Primera
Lectura: Ex 3, 1-8a.13-15
Salmo
Responsorial: Salmo 102
Segunda
Lectura: 1 Cor 10, 1-6.10-12
Evangelio:
Lc 13, 1-9
Dios es magnífico, espléndido y luminoso. Se nos ha dado un tiempo para redescubrirlo,
para encontrar su verdadero rostro, y para encontrarnos a nosotros mismos. Para
combatir las tentaciones, para vencer el sueño que invade a Pedro, a Santiago a
Juan y a nosotros, atropellados por los quehaceres, olvidados del ser, náufragos
de un tiempo que ha borrado el espíritu, olvidado el alma y empequeñecido lo
esencial. El tiempo de Cuaresma es un tiempo fuerte, un tiempo de esos que
pueden convertir la vida, al menos un poco: reavivarla, reorientarla.
Cómo Abram, el domingo pasado, también podemos
haber conocido el rostro de Dios, como el principio de un largo recorrido, y
haberle ofrecido nuestra vida, como hace Abram con el holocausto pero, luego,
hace falta defender la ofrenda de los pájaros que bajan desde lo alto para
devorar a las víctimas del sacrificio. También nosotros como el primer buscador
de Dios, tenemos que mantener lejanas las aves rapaces, portadoras de muerte,
que nos quieren arrancar de la visión cristiana.
Convertirse significa cambiar de mentalidad,
redefinir el propio pensamiento a partir del evangelio. Y la primera conversión
que tenemos que conseguir, la más difícil, es la de pasar del Dios que tenemos
en la cabeza al Dios de Jesucristo.
Pasar de un
dios indiferente al Dios presente
No basta con decir que uno es cristiano, o incluso
serlo, para creer – para confiar - en el Dios de Jesús. Hace falta ir mucho más
allá: pasar de un dios indiferente al Dios presente en la vida.
¿Se ocupa Dios de nuestras vidas? ¿O, despistado
él, se complace en su propia perfección?
A Moisés que titubea en ir a hablar de Dios al
pueblo, Yahveh le habla de sí mismo, le dice su nombre, y se revela como un
Dios que conoce los sufrimientos del pueblo. Si también nuestra vida atraviesa
momentos de fatiga, Dios no permanece lejano sino que interviene, pidiendo a alguien
que actúe en su nombre. Nuestro Dios no mira, indiferente, las tragedias del
mundo, sino que nos pide, como a Moisés, que nosotros lo hagamos presente junto
a quien sufre.
Al pueblo que esperaba la liberación, Dios le manda
como libertador a Moisés, un pastor asustadizo.

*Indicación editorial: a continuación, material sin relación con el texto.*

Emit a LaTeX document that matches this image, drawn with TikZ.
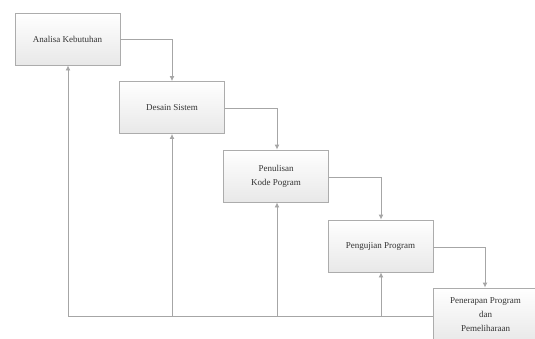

Del mismo modo, cuando le pedimos a Dios que nos
libre del dolor, el Señor nos invita a no causar dolor, a arrancar sus raíces y
a convertirnos nosotros en el rostro solidario y sonriente de Dios para toda la
gente.
Y, gracias a Dios, los cristianos, tal vez ingenuos,
continúan haciéndose presentes, bien o mal, allá dónde hay dolor e injusticia. Somos
nosotros la sonrisa de Dios, el bálsamo que Dios da a la humanidad para superar
todo dolor y crecer en una humanidad más auténtica, basada en la justicia y en el
perdón.
Ser testigos de esto es la primera conversión.